I’ve bought the Kindle version of Mark Harris‘s “Mike Nichols: A Life”, which pops on Tuesday. The Nichols signature was always about knack and intuition and doubt and a lot of fretting, and somewhat less about striking creative oil and channeling divine guidance and inspiration. (Although that happened from time to time.) In my view Nichols was God’s gift between ’66 and The Day of the Dolphin (which I half-liked). After that the Nichols brand was an in-and-out, touch-and-go thing.
If you were into Nichols back in the day (and who wasn’t?) you were at least partly looking to be part of the Nichols attitude clan, which was a kind of cool kidz fraternity…an in-crowd thing that you felt every time you watched one of his better films.
I’ve just watched the CBS Sunday Morning piece on his book and Nichols and the whole serpentine journey of the guy, and I have to say that Mark looks satisfied but exhausted. Covid appears to have been as rough on him as it has been on me. You don’t want to know. In the space of 11 months Covid has aged me five years. Inwardly, I mean.

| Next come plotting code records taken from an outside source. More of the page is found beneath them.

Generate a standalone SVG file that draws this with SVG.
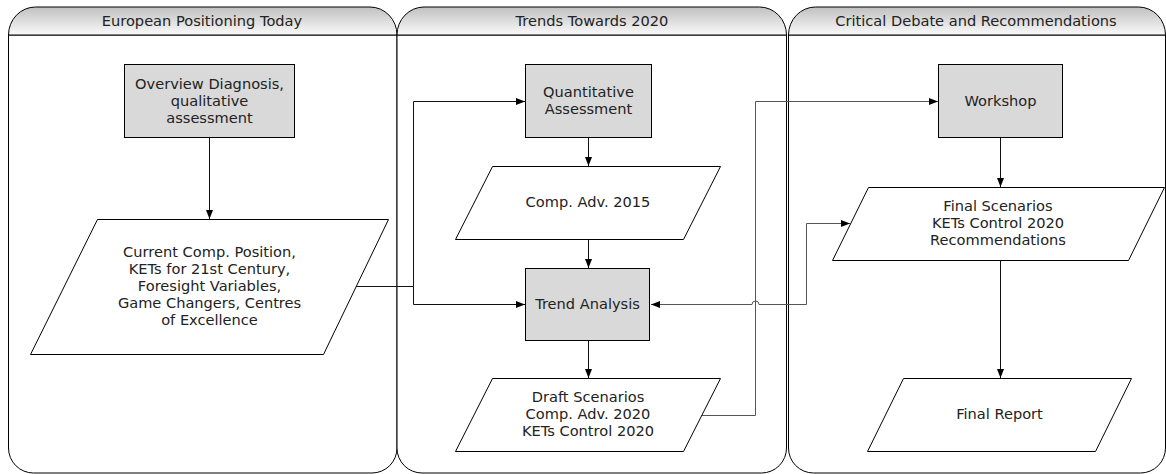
<svg xmlns="http://www.w3.org/2000/svg" width="1166" height="474" viewBox="0 0 1166 474">
  <defs>
    <linearGradient id="hdr" x1="0" y1="0" x2="0" y2="1">
      <stop offset="0" stop-color="#c0c0c0"/>
      <stop offset="1" stop-color="#fafafa"/>
    </linearGradient>
    <marker id="arrow" markerUnits="userSpaceOnUse" markerWidth="10" markerHeight="8" refX="9" refY="3.5" orient="auto-start-reverse">
      <path d="M0,0 L9,3.5 L0,7 z" fill="#000"/>
    </marker>
  </defs>
  <style>
    .lane { fill: #fff; stroke: #000; stroke-width: 1; }
    .lanehdr { fill: url(#hdr); stroke: #000; stroke-width: 1; }
    .title { font-family: "DejaVu Sans", Verdana, sans-serif; font-size: 14.6px; fill: #222; text-anchor: middle; }
    .proc { fill: #d9d9d9; stroke: #000; stroke-width: 1; }
    .data { fill: #fff; stroke: #000; stroke-width: 1; }
    .label { font-family: "DejaVu Sans", Verdana, sans-serif; font-size: 14.6px; fill: #222; text-anchor: middle; }
    .conn { fill: none; stroke: #111; stroke-width: 1; }
    .conn.long { stroke: #555; }
  </style>

  <!-- swimlanes -->
  <g id="lane-europe">
    <path class="lane" d="M8.5,35 V448 A25,25 0 0 0 33.5,473 H372 A25,25 0 0 0 397,448 V35 Z"/>
    <path class="lanehdr" d="M8.5,35 A27,28 0 0 1 35.5,7 H370 A27,28 0 0 1 397,35 Z"/>
    <text class="title" x="202" y="26">European Positioning Today</text>
  </g>
  <g id="lane-trends">
    <path class="lane" d="M397,35 V448 A25,25 0 0 0 422,473 H761.5 A25,25 0 0 0 786.5,448 V35 Z"/>
    <path class="lanehdr" d="M397,35 A27,28 0 0 1 424,7 H759.5 A27,28 0 0 1 786.5,35 Z"/>
    <text class="title" x="592" y="26">Trends Towards 2020</text>
  </g>
  <g id="lane-debate">
    <path class="lane" d="M788.5,35 V448 A25,25 0 0 0 813.5,473 H1140.5 A25,25 0 0 0 1165.5,448 V35 Z"/>
    <path class="lanehdr" d="M788.5,35 A27,28 0 0 1 815.5,7 H1138.5 A27,28 0 0 1 1165.5,35 Z"/>
    <text class="title" x="976" y="26">Critical Debate and Recommendations</text>
  </g>

  <!-- connectors -->
  <g id="connectors">
    <path class="conn" d="M209.5,138 V219" marker-end="url(#arrow)"/>
    <path class="conn" d="M356,286.5 H413.5 V101.5 H525" marker-end="url(#arrow)"/>
    <path class="conn" d="M413.5,286.5 V304.5 H525" marker-end="url(#arrow)"/>
    <path class="conn" d="M588.5,138 V166" marker-end="url(#arrow)"/>
    <path class="conn" d="M588.5,239 V268" marker-end="url(#arrow)"/>
    <path class="conn" d="M588.5,341 V378" marker-end="url(#arrow)"/>
    <path class="conn long" d="M701,415.5 H755.5 V101.5 H938" marker-end="url(#arrow)"/>
    <path class="conn long" d="M651,304.5 H752 A3.5,3.5 0 0 1 759,304.5 H806.5 V223.5 H850" marker-start="url(#arrow)" marker-end="url(#arrow)"/>
    <path class="conn" d="M1000.5,138 V187" marker-end="url(#arrow)"/>
    <path class="conn" d="M1000.5,260 V378" marker-end="url(#arrow)"/>
  </g>

  <!-- nodes -->
  <g id="overview-diagnosis">
    <rect class="proc" x="124.5" y="64.5" width="170" height="73"/>
    <text class="label" x="209.5" y="89">Overview Diagnosis,</text>
    <text class="label" x="209.5" y="106">qualitative</text>
    <text class="label" x="209.5" y="123">assessment</text>
  </g>
  <g id="current-position">
    <path class="data" d="M97.5,219.5 H388.5 L323.5,354.5 H30.5 Z"/>
    <text class="label" x="209.5" y="257">Current Comp. Position,</text>
    <text class="label" x="209.5" y="274">KETs for 21st Century,</text>
    <text class="label" x="209.5" y="291">Foresight Variables,</text>
    <text class="label" x="209.5" y="308">Game Changers, Centres</text>
    <text class="label" x="209.5" y="325">of Excellence</text>
  </g>
  <g id="quantitative-assessment">
    <rect class="proc" x="525.5" y="64.5" width="126" height="73"/>
    <text class="label" x="588.5" y="97">Quantitative</text>
    <text class="label" x="588.5" y="114">Assessment</text>
  </g>
  <g id="comp-adv-2015">
    <path class="data" d="M492.5,166.5 H720.5 L683.5,239.5 H455.5 Z"/>
    <text class="label" x="588" y="207">Comp. Adv. 2015</text>
  </g>
  <g id="trend-analysis">
    <rect class="proc" x="525.5" y="268.5" width="124" height="72"/>
    <text class="label" x="587.5" y="309">Trend Analysis</text>
  </g>
  <g id="draft-scenarios">
    <path class="data" d="M492.5,378.5 H720.5 L683.5,451.5 H455.5 Z"/>
    <text class="label" x="588" y="402">Draft Scenarios</text>
    <text class="label" x="588" y="419">Comp. Adv. 2020</text>
    <text class="label" x="588" y="436">KETs Control 2020</text>
  </g>
  <g id="workshop">
    <rect class="proc" x="938.5" y="64.5" width="124" height="73"/>
    <text class="label" x="1000.5" y="106">Workshop</text>
  </g>
  <g id="final-scenarios">
    <path class="data" d="M868.5,187.5 H1164.5 L1128.5,260.5 H832.5 Z"/>
    <text class="label" x="998" y="211">Final Scenarios</text>
    <text class="label" x="998" y="228">KETs Control 2020</text>
    <text class="label" x="998" y="245">Recommendations</text>
  </g>
  <g id="final-report">
    <path class="data" d="M903.5,378.5 H1131.5 L1095.5,451.5 H867.5 Z"/>
    <text class="label" x="999.5" y="419">Final Report</text>
  </g>
</svg>
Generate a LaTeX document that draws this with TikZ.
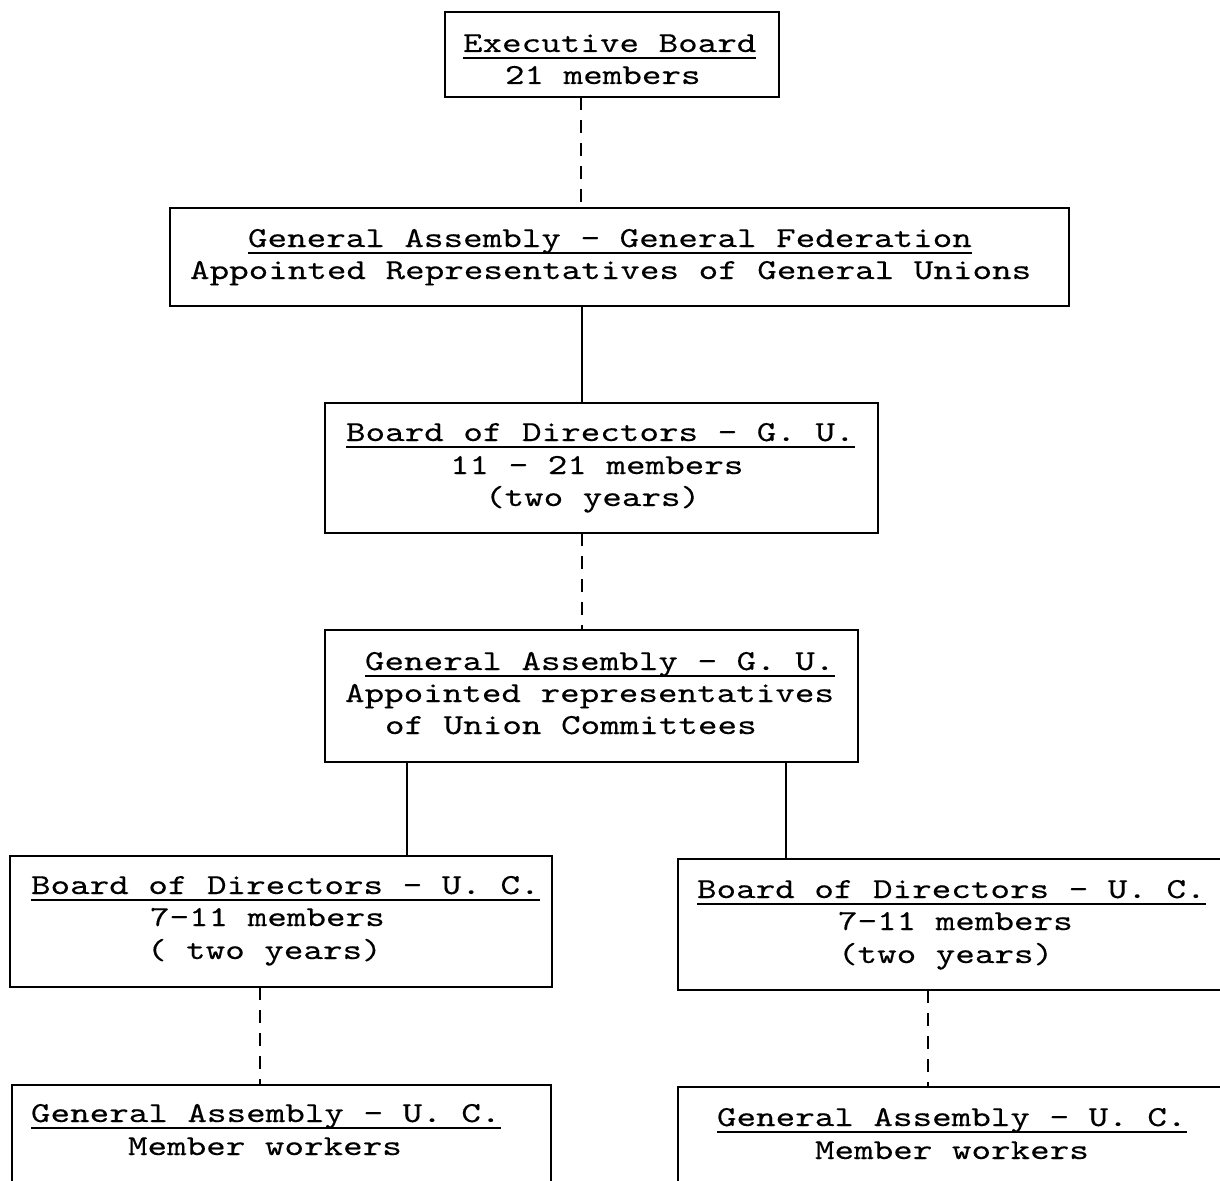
\documentclass[tikz,border=0pt]{standalone}
\usepackage{fontspec}
\setmonofont{lmmono10-regular.otf}[FakeStretch=1.285, FakeBold=0.2]
\begin{document}
\begin{tikzpicture}[x=1pt,y=-1pt,
  box/.style={draw, rectangle, line width=2.8pt, inner sep=0pt, outer sep=0pt},
  txt/.style={anchor=base west, inner sep=0pt, outer sep=0pt,
    font=\ttfamily\fontsize{29}{33}\selectfont},
  link/.style={line width=2.8pt},
  dlink/.style={line width=2.8pt, dash pattern=on 13pt off 10pt},
  uline/.style={line width=1.5pt}]
\useasboundingbox (0,0) rectangle (1220,1180);
\clip (0,0) rectangle (1220,1180);

% organisation boxes
\node[box, minimum width=334pt, minimum height=85pt]  (eb)   at (612,54.5)    {};
\node[box, minimum width=899pt, minimum height=98pt]  (gagf) at (619.5,257)   {};
\node[box, minimum width=553pt, minimum height=130pt] (bdgu) at (601.5,468)   {};
\node[box, minimum width=533pt, minimum height=132pt] (gagu) at (591.5,696)   {};
\node[box, minimum width=542pt, minimum height=131pt] (bdl)  at (281,921.5)   {};
\node[box, minimum width=562pt, minimum height=131pt] (bdr)  at (959,924.5)   {};
\node[box, minimum width=539pt, minimum height=155pt] (gal)  at (281.5,1162.5){};
\node[box, minimum width=562pt, minimum height=155pt] (gar)  at (959,1164.5)  {};

% box texts
\node[txt] (eb1) at (463,52) {Executive Board};
\node[txt] (eb2) at (505,84) {21 members};

\node[txt] (gf1) at (248,247) {General Assembly - General Federation};
\node[txt] (gf2) at (190,279) {Appointed Representatives of General Unions};

\node[txt] (bg1) at (346,441) {Board of Directors - G. U.};
\node[txt] (bg2) at (450,474) {11 - 21 members};
\node[txt] (bg3) at (485,506) {(two years)};

\node[txt] (ag1) at (365,670) {General Assembly - G. U.};
\node[txt] (ag2) at (345,702) {Appointed representatives};
\node[txt] (ag3) at (385,734) {of Union Committees};

\node[txt] (bl1) at (31,894)  {Board of Directors - U. C.};
\node[txt] (bl2) at (150,926) {7-11 members};
\node[txt] (bl3) at (147,959) {( two years)};

\node[txt] (br1) at (697,898) {Board of Directors - U. C.};
\node[txt] (br2) at (838,930) {7-11 members};
\node[txt] (br3) at (838,963) {(two years)};

\node[txt] (al1) at (31,1122)  {General Assembly - U. C.};
\node[txt] (al2) at (128,1155) {Member workers};

\node[txt] (ar1) at (717,1126) {General Assembly - U. C.};
\node[txt] (ar2) at (815,1159) {Member workers};

% underlined headings
\foreach \t in {eb1,gf1,bg1,ag1,bl1,br1,al1,ar1}
  \draw[uline] ([yshift=-6pt]\t.base west) -- ([yshift=-6pt]\t.base east);

% connectors
\draw[dlink] (eb.south -| 581,0)   -- (gagf.north -| 581,0);
\draw[link]  (gagf.south -| 582,0) -- (bdgu.north -| 582,0);
\draw[dlink] (bdgu.south -| 582,0) -- (gagu.north -| 582,0);
\draw[link]  (gagu.south -| 407,0) -- (bdl.north -| 407,0);
\draw[link]  (gagu.south -| 786,0) -- (bdr.north -| 786,0);
\draw[dlink] (bdl.south -| 260,0)  -- (gal.north -| 260,0);
\draw[dlink] (bdr.south -| 928,0)  -- (gar.north -| 928,0);
\end{tikzpicture}
\end{document}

HE’s Nichols obit, posted on 11.20.14: Some are truly gifted, and if those in that small, choice fraternity are tenacious and lucky and sometimes scrappy enough, they get to develop their gift and turn what they have inside into works that matter for people of all stripes and philsophies. And then there are those gifted types who are fortunate enough to catch a certain inspiration at the right point in their lives, which turns into a wave that carries and defines their finest work for all time to come.
This was how things pretty much went for the late and great Mike Nichols, who passed yesterday from a heart attack.
His film-directing career (which alternated from time to time with directing and producing hit Broadway plays), which was flourishy and satisfying and sometimes connected with the profound, lasted from the mid ’60s to mid aughts. Nichols had a touch and a style that everyone seemed to recognize, a certain mixture of sophisticated urban comedy and general gravitas. His first gusher was Who’s Afraid of Virginia Wolff in 1966, and his last truly excellent film was HBO’s Angels in America. If you add Nichols’ brilliant early ’60s stand-up comedy period with Elaine May he really was Mr. King Shit for the better part of a half-century.
But Nichols’ most profound filmic output lasted for eight or nine years, or roughly ’66 through ’74 or ’75 — a chapter known for a certain stylistic signature mixed with an intense and somewhat tortured psychology that came from his European Jewish roots. Longtime Nichols collaborator Richard Sylbert, whom I knew fairly well from the late ’80s to the early aughts, explained it to me once. Nichols had developed that static, ultra-carefully composed, long-take visual approach that we saw in The Graduate, Catch 22, Carnal Knowledge, Day of the Dolphin and The Fortune, and this signature was, Sylbert believed, what elevated Nichols into the Movie God realm.